Data for the task

-- BEGIN --

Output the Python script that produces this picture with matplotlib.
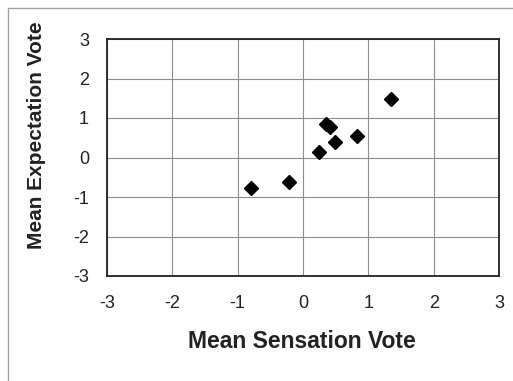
import matplotlib
matplotlib.use("Agg")
import matplotlib.pyplot as plt
from matplotlib.patches import Rectangle

plt.rcParams['font.family'] = ['Liberation Sans', 'DejaVu Sans']

sensation = [1.35, 0.35, 0.41, 0.49, 0.83, 0.245, -0.22, -0.80]
expectation = [1.49, 0.86, 0.76, 0.38, 0.55, 0.13, -0.63, -0.77]
ticks = [-3, -2, -1, 0, 1, 2, 3]

W, H = 513, 381
fig = plt.figure(figsize=(W / 100, H / 100), dpi=100)
fig.patches.append(Rectangle((8 / W, -0.1), 1.2, 1 - 8 / H + 0.1, transform=fig.transFigure,
                             fill=False, edgecolor='#a0a0a0', linewidth=1.0))

ax = fig.add_axes([107 / W, 1 - 276 / H, (499 - 107) / W, (276 - 39) / H])
ax.plot(sensation, expectation, linestyle='none', marker='D', markersize=7.5,
        color='black', zorder=3)
ax.set_xlim(-3, 3)
ax.set_ylim(-3, 3)
ax.set_xticks(ticks)
ax.set_yticks(ticks)
ax.set_xticklabels([str(t) for t in ticks])
ax.set_yticklabels([str(t) for t in ticks])
ax.grid(True, color='#8c8c8c', linewidth=0.8)
ax.set_axisbelow(True)
ax.tick_params(axis='both', length=0, labelsize=13, colors='#222222')
ax.tick_params(axis='x', pad=14)
ax.tick_params(axis='y', pad=13)
for s in ax.spines.values():
    s.set_color('#222222')
    s.set_linewidth(1.3)

fig.text(302 / W, 1 - 342 / H, 'Mean Sensation Vote', ha='center', va='center',
         fontsize=16.5, fontweight='bold', color='#222222')
fig.text(37 / W, 1 - 135 / H, 'Mean Expectation Vote', ha='center', va='center',
         rotation=90, fontsize=15, fontweight='bold', color='#222222')

fig.savefig('out.png', dpi=100)
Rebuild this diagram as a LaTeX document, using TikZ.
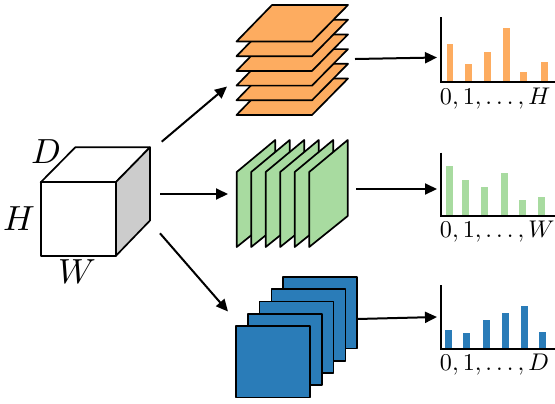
\documentclass[tikz,border=0pt]{standalone}
\usetikzlibrary{arrows.meta}
\definecolor{orng}{RGB}{253,172,96}
\definecolor{grn}{RGB}{168,219,160}
\definecolor{blu}{RGB}{42,124,184}
\definecolor{cubegray}{RGB}{204,204,204}
\begin{document}
\begin{tikzpicture}[x=1bp,y=-1bp,
  outl/.style={draw=black,line width=1.7bp,line join=round},
  arr/.style={line width=2bp,-{Triangle[length=12bp,width=11bp]}},
  axisline/.style={line width=2bp},
  bigl/.style={inner sep=0pt,anchor=base,scale=3.5},
  histl/.style={inner sep=0pt,anchor=base west,scale=2.42}]
\useasboundingbox (0,0) rectangle (555,403);
% cube
\filldraw[outl,fill=white] (40.7,182.3) -- (75.3,147.3) -- (150,147.3) -- (115.7,182.3) -- cycle;
\filldraw[outl,fill=cubegray] (115.7,182.3) -- (150,147.3) -- (150,220.5) -- (115.7,256) -- cycle;
\filldraw[outl,fill=white] (40.7,182.3) rectangle (115.7,256);
\node[bigl] (lD) at (46,163.3) {$D$};
\node[bigl] (lH) at (19,230) {$H$};
\node[bigl] (lW) at (77,283.3) {$W$};
% orange stack
\foreach \k in {5,4,...,0}{
  \filldraw[outl,fill=orng] (272,5+14.7*\k) -- (348,5+14.7*\k) -- (312,41.5+14.7*\k) -- (236.5,41.5+14.7*\k) -- cycle;
}
% green stack
\foreach \i in {0,...,5}{
  \filldraw[outl,fill=grn] (236.7+14.5*\i,247) -- (236.7+14.5*\i,172) -- (275.2+14.5*\i,140) -- (275.2+14.5*\i,216) -- cycle;
}
% blue stack
\foreach \i in {4,3,...,0}{
  \filldraw[outl,fill=blu] (236+11.8*\i,326-12.25*\i) rectangle (310+11.8*\i,397.5-12.25*\i);
}
% arrows endpoints
\coordinate (a1s) at (161.7,141.7); \coordinate (a1e) at (227,86.5);
\coordinate (a2s) at (160,194); \coordinate (a2e) at (228,194);
\coordinate (a3s) at (160,233.3); \coordinate (a3e) at (228,311.5);
\coordinate (b1s) at (355,59); \coordinate (b1e) at (437,57.5);
\coordinate (b2s) at (356,189); \coordinate (b2e) at (437,189);
\coordinate (b3s) at (357,319); \coordinate (b3e) at (437,317);
\draw[arr] (a1s) -- (a1e);
\draw[arr] (a2s) -- (a2e);
\draw[arr] (a3s) -- (a3e);
\draw[arr] (b1s) -- (b1e);
\draw[arr] (b2s) -- (b2e);
\draw[arr] (b3s) -- (b3e);
% histogram H
\foreach \x/\t in {446.7/44.3, 465/64.3, 484.3/52.3, 503/28.3, 520/72, 541/62.3}{
  \fill[orng] (\x,\t) rectangle (\x+6.7,82);
}
\draw[axisline] (441,17.3) -- (441,82) -- (555,82);
\node[histl] (hH) at (439.5,104.3) {$0,1,\ldots,H$};
% histogram W
\foreach \x/\t in {446/166, 462.3/180, 481/187.3, 501.3/173, 519/200, 538.3/197.3}{
  \fill[grn] (\x,\t) rectangle (\x+6.7,216);
}
\draw[axisline] (441,152.7) -- (441,216) -- (555,216);
\node[histl] (hW) at (439.5,237.7) {$0,1,\ldots,W$};
% histogram D
\foreach \x/\t in {445/330, 463.3/332.7, 483/320.3, 502/313, 521.3/305.7, 539.3/332}{
  \fill[blu] (\x,\t) rectangle (\x+6.7,349.3);
}
\draw[axisline] (441,285) -- (441,349.3) -- (555,349.3);
\node[histl] (hD) at (439.5,370) {$0,1,\ldots,D$};
\end{tikzpicture}
\end{document}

-- END --

What the task requires
Output the data above without changes, apart from leaving out the pictures.

Complete response
Output the Python script that produces this picture with matplotlib.
import matplotlib
matplotlib.use("Agg")
import matplotlib.pyplot as plt
from matplotlib.patches import Rectangle

plt.rcParams['font.family'] = ['Liberation Sans', 'DejaVu Sans']

sensation = [1.35, 0.35, 0.41, 0.49, 0.83, 0.245, -0.22, -0.80]
expectation = [1.49, 0.86, 0.76, 0.38, 0.55, 0.13, -0.63, -0.77]
ticks = [-3, -2, -1, 0, 1, 2, 3]

W, H = 513, 381
fig = plt.figure(figsize=(W / 100, H / 100), dpi=100)
fig.patches.append(Rectangle((8 / W, -0.1), 1.2, 1 - 8 / H + 0.1, transform=fig.transFigure,
                             fill=False, edgecolor='#a0a0a0', linewidth=1.0))

ax = fig.add_axes([107 / W, 1 - 276 / H, (499 - 107) / W, (276 - 39) / H])
ax.plot(sensation, expectation, linestyle='none', marker='D', markersize=7.5,
        color='black', zorder=3)
ax.set_xlim(-3, 3)
ax.set_ylim(-3, 3)
ax.set_xticks(ticks)
ax.set_yticks(ticks)
ax.set_xticklabels([str(t) for t in ticks])
ax.set_yticklabels([str(t) for t in ticks])
ax.grid(True, color='#8c8c8c', linewidth=0.8)
ax.set_axisbelow(True)
ax.tick_params(axis='both', length=0, labelsize=13, colors='#222222')
ax.tick_params(axis='x', pad=14)
ax.tick_params(axis='y', pad=13)
for s in ax.spines.values():
    s.set_color('#222222')
    s.set_linewidth(1.3)

fig.text(302 / W, 1 - 342 / H, 'Mean Sensation Vote', ha='center', va='center',
         fontsize=16.5, fontweight='bold', color='#222222')
fig.text(37 / W, 1 - 135 / H, 'Mean Expectation Vote', ha='center', va='center',
         rotation=90, fontsize=15, fontweight='bold', color='#222222')

fig.savefig('out.png', dpi=100)
Rebuild this diagram as a LaTeX document, using TikZ.
\documentclass[tikz,border=0pt]{standalone}
\usetikzlibrary{arrows.meta}
\definecolor{orng}{RGB}{253,172,96}
\definecolor{grn}{RGB}{168,219,160}
\definecolor{blu}{RGB}{42,124,184}
\definecolor{cubegray}{RGB}{204,204,204}
\begin{document}
\begin{tikzpicture}[x=1bp,y=-1bp,
  outl/.style={draw=black,line width=1.7bp,line join=round},
  arr/.style={line width=2bp,-{Triangle[length=12bp,width=11bp]}},
  axisline/.style={line width=2bp},
  bigl/.style={inner sep=0pt,anchor=base,scale=3.5},
  histl/.style={inner sep=0pt,anchor=base west,scale=2.42}]
\useasboundingbox (0,0) rectangle (555,403);
% cube
\filldraw[outl,fill=white] (40.7,182.3) -- (75.3,147.3) -- (150,147.3) -- (115.7,182.3) -- cycle;
\filldraw[outl,fill=cubegray] (115.7,182.3) -- (150,147.3) -- (150,220.5) -- (115.7,256) -- cycle;
\filldraw[outl,fill=white] (40.7,182.3) rectangle (115.7,256);
\node[bigl] (lD) at (46,163.3) {$D$};
\node[bigl] (lH) at (19,230) {$H$};
\node[bigl] (lW) at (77,283.3) {$W$};
% orange stack
\foreach \k in {5,4,...,0}{
  \filldraw[outl,fill=orng] (272,5+14.7*\k) -- (348,5+14.7*\k) -- (312,41.5+14.7*\k) -- (236.5,41.5+14.7*\k) -- cycle;
}
% green stack
\foreach \i in {0,...,5}{
  \filldraw[outl,fill=grn] (236.7+14.5*\i,247) -- (236.7+14.5*\i,172) -- (275.2+14.5*\i,140) -- (275.2+14.5*\i,216) -- cycle;
}
% blue stack
\foreach \i in {4,3,...,0}{
  \filldraw[outl,fill=blu] (236+11.8*\i,326-12.25*\i) rectangle (310+11.8*\i,397.5-12.25*\i);
}
% arrows endpoints
\coordinate (a1s) at (161.7,141.7); \coordinate (a1e) at (227,86.5);
\coordinate (a2s) at (160,194); \coordinate (a2e) at (228,194);
\coordinate (a3s) at (160,233.3); \coordinate (a3e) at (228,311.5);
\coordinate (b1s) at (355,59); \coordinate (b1e) at (437,57.5);
\coordinate (b2s) at (356,189); \coordinate (b2e) at (437,189);
\coordinate (b3s) at (357,319); \coordinate (b3e) at (437,317);
\draw[arr] (a1s) -- (a1e);
\draw[arr] (a2s) -- (a2e);
\draw[arr] (a3s) -- (a3e);
\draw[arr] (b1s) -- (b1e);
\draw[arr] (b2s) -- (b2e);
\draw[arr] (b3s) -- (b3e);
% histogram H
\foreach \x/\t in {446.7/44.3, 465/64.3, 484.3/52.3, 503/28.3, 520/72, 541/62.3}{
  \fill[orng] (\x,\t) rectangle (\x+6.7,82);
}
\draw[axisline] (441,17.3) -- (441,82) -- (555,82);
\node[histl] (hH) at (439.5,104.3) {$0,1,\ldots,H$};
% histogram W
\foreach \x/\t in {446/166, 462.3/180, 481/187.3, 501.3/173, 519/200, 538.3/197.3}{
  \fill[grn] (\x,\t) rectangle (\x+6.7,216);
}
\draw[axisline] (441,152.7) -- (441,216) -- (555,216);
\node[histl] (hW) at (439.5,237.7) {$0,1,\ldots,W$};
% histogram D
\foreach \x/\t in {445/330, 463.3/332.7, 483/320.3, 502/313, 521.3/305.7, 539.3/332}{
  \fill[blu] (\x,\t) rectangle (\x+6.7,349.3);
}
\draw[axisline] (441,285) -- (441,349.3) -- (555,349.3);
\node[histl] (hD) at (439.5,370) {$0,1,\ldots,D$};
\end{tikzpicture}
\end{document}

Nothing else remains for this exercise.